Was there really any doubt that AJ Preller would push some more chips in ahead of this year’s deadline? That’s all this dude has done the past few years, and here he goes again, following up the steep price paid for Rays righty reliever Jason Adam with another huge haul sent out to land Tanner Scott, arguably the best closer on the market, and Bryan Hoeing. Scott’s command has been notably worse than it was a year ago, but the swing-and-miss stuff from the left side is still very much intact, and he has been especially dominant in July.

Alongside Adam, Scott now joins an already-loaded Padres bullpen that features All-Star Robert Suarez and flamethrower Jeremiah Estrada to make the ends of games for opponents an absolute nightmare.

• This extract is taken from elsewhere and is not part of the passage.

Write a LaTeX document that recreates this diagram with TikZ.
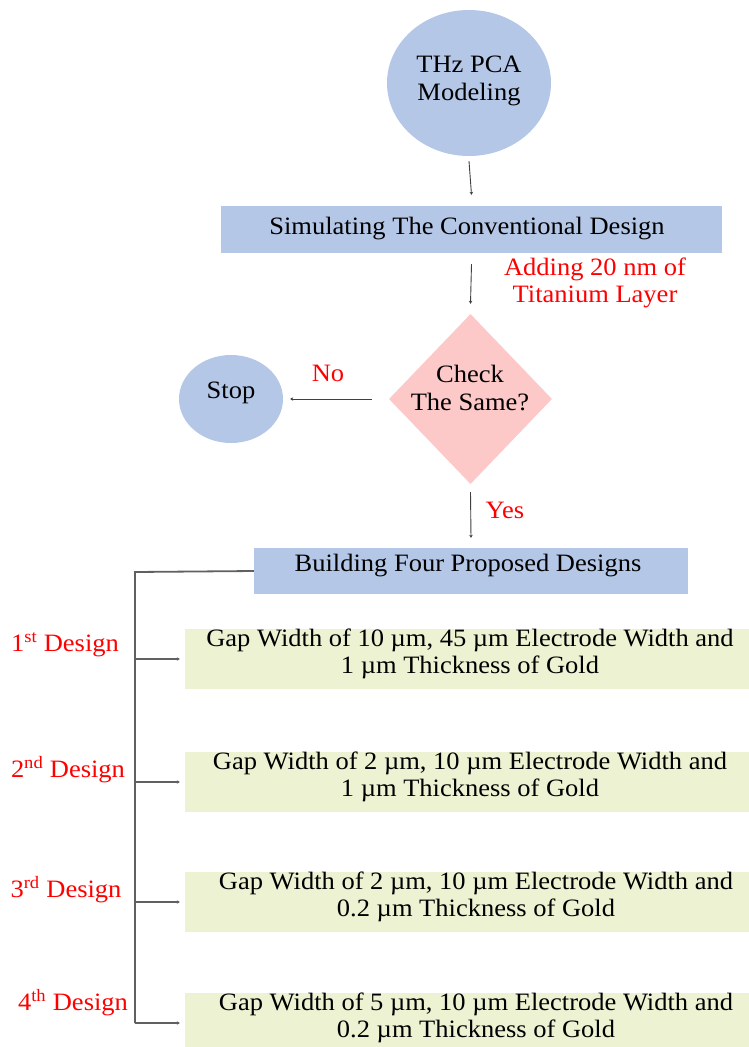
\documentclass[tikz,border=0pt]{standalone}
\usepackage{fontspec}
\setmainfont{Liberation Serif}
\newfontfamily\chartfont[FakeStretch=1.06]{Liberation Serif}
\usetikzlibrary{shapes.geometric,arrows.meta}

\definecolor{boxblue}{RGB}{180,199,231}
\definecolor{checkpink}{RGB}{252,200,200}
\definecolor{designgreen}{RGB}{236,242,210}
\definecolor{notered}{RGB}{255,0,0}
\definecolor{linegray}{RGB}{64,64,64}
\definecolor{bracketgray}{RGB}{96,96,96}

\tikzset{
  txt/.style={font=\chartfont\fontsize{25}{27.5}\selectfont, text=black, align=center, inner sep=0pt},
  redtxt/.style={font=\chartfont\fontsize{25}{27.5}\selectfont, text=notered, align=center, inner sep=0pt},
  terminal/.style={ellipse, fill=boxblue, inner sep=0pt},
  bluebox/.style={rectangle, fill=boxblue, inner sep=0pt},
  greenbox/.style={rectangle, fill=designgreen, inner sep=0pt},
  decision/.style={diamond, fill=checkpink, inner sep=0pt},
  flow/.style={draw=linegray, line width=0.9pt, -{Stealth[length=3pt,width=3.5pt]}},
  bracket/.style={draw=bracketgray, line width=1.8pt},
  branch/.style={draw=bracketgray, line width=1.2pt, -{Stealth[length=3pt,width=3.5pt]}}
}

\begin{document}
\begin{tikzpicture}[x=1pt,y=-1pt]
  \clip (0,0) rectangle (749,1047);
  \fill[white] (0,0) rectangle (749,1047);

  % start
  \node[terminal, minimum width=164pt, minimum height=146pt] (pca) at (469,83) {};
  \node[txt] (pcatxt) at (469,81) {THz PCA\\Modeling};

  % conventional design
  \node[bluebox, minimum width=501pt, minimum height=47pt] (sim) at (471.5,229.5) {};
  \node[txt] (simtxt) at (467,229) {Simulating The Conventional Design};

  % titanium layer check
  \node[decision, minimum width=163pt, minimum height=170pt] (check) at (470.5,399) {};
  \node[txt] (checktxt) at (470,388) {Check\\The Same?};
  \node[terminal, minimum width=104pt, minimum height=88pt] (stop) at (231,399) {};
  \node[txt] (stoptxt) at (231,393) {Stop};

  \node[redtxt] (titan) at (595,283) {Adding 20 nm of\\Titanium Layer};
  \node[redtxt] (nolbl) at (328,373) {No};
  \node[redtxt] (yeslbl) at (505,510) {Yes};

  % proposed designs
  \node[bluebox, minimum width=434pt, minimum height=46pt] (build) at (471,571) {};
  \node[txt] (buildtxt) at (468,566) {Building Four Proposed Designs};

  \node[greenbox, minimum width=570pt, minimum height=60pt] (d1) at (470,659) {};
  \node[greenbox, minimum width=570pt, minimum height=60pt] (d2) at (470,782) {};
  \node[greenbox, minimum width=570pt, minimum height=60pt] (d3) at (470,902) {};
  \node[greenbox, minimum width=570pt, minimum height=60pt] (d4) at (470,1023) {};

  \node[txt] (d1txt) at (470,654) {Gap Width of 10 µm, 45 µm Electrode Width and\\1 µm Thickness of Gold};
  \node[txt] (d2txt) at (470,777) {Gap Width of 2 µm, 10 µm Electrode Width and\\1 µm Thickness of Gold};
  \node[txt] (d3txt) at (476,897) {Gap Width of 2 µm, 10 µm Electrode Width and\\0.2 µm Thickness of Gold};
  \node[txt] (d4txt) at (476,1018) {Gap Width of 5 µm, 10 µm Electrode Width and\\0.2 µm Thickness of Gold};

  \node[redtxt] (l1) at (65,645) {1\textsuperscript{st} Design};
  \node[redtxt] (l2) at (68,770) {2\textsuperscript{nd} Design};
  \node[redtxt] (l3) at (66,890) {3\textsuperscript{rd} Design};
  \node[redtxt] (l4) at (73,1003) {4\textsuperscript{th} Design};

  % connectors
  \draw[flow] ([yshift=-5pt]pca.south) -- ([yshift=11pt]sim.north);
  \draw[flow] ([yshift=-11pt]sim.south) -- ([yshift=10pt]check.north);
  \draw[flow] ([xshift=-17pt]check.west) -- ([xshift=7pt]stop.east);
  \draw[flow] ([yshift=-8pt]check.south) -- ([yshift=10pt]build.north);

  \coordinate (corner) at (135,572);
  \coordinate (b1) at (135,659);
  \coordinate (b2) at (135,782);
  \coordinate (b3) at (135,902);
  \coordinate (b4) at (135,1023);
  \draw[bracket] (build.west) -- (corner) -- (b4);
  \draw[branch] (b1) -- ([xshift=-5pt]d1.west |- b1);
  \draw[branch] (b2) -- ([xshift=-5pt]d2.west |- b2);
  \draw[branch] (b3) -- ([xshift=-5pt]d3.west |- b3);
  \draw[branch] (b4) -- ([xshift=-5pt]d4.west |- b4);
\end{tikzpicture}
\end{document}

We’ll see if San Diego is able to bolster its rotation before 6 p.m. ET, but at the very least, the Padres have assembled a bullpen that should be able to shorten games for manager Mike Shildt and lessen the load on a thin rotation.

On the other side of this deal, the Marlins and GM Peter Bendix continue their dramatic rebuild and land an exciting quartet of young talent, especially for a pitcher in Scott slated to reach free agency at the end of the season. For just a few months of Scott, Miami was able to land two arms and two bats with six-plus years of team control and varying levels of ceiling. Not long after dealing Dylan Lesko, their first pick in the 2022 draft, to Tampa Bay for Adam, San Diego parted with their second and third picks from that year’s draft, Robby Snelling and Adam Mazur, to land Scott.

Like Lesko, Snelling’s prospect stock, which was sky-high a year ago, has soured considerably this season as his command faltered at Double-A, but he’s still just 20 years old and projects as a mid-rotation lefty starter. Mazur has been pummeled by big-league bats in a small sample but has four pitches and the ingredients to be a back-end starter if the Marlins — a team that has gotten a lot out of its arms — can help him make the necessary adjustments. Graham Pauley and Jay Beshears look like useful, multi-position utility-type players, with Pauley likely to get a shot in Miami in the very near future and Beshears still a few years away.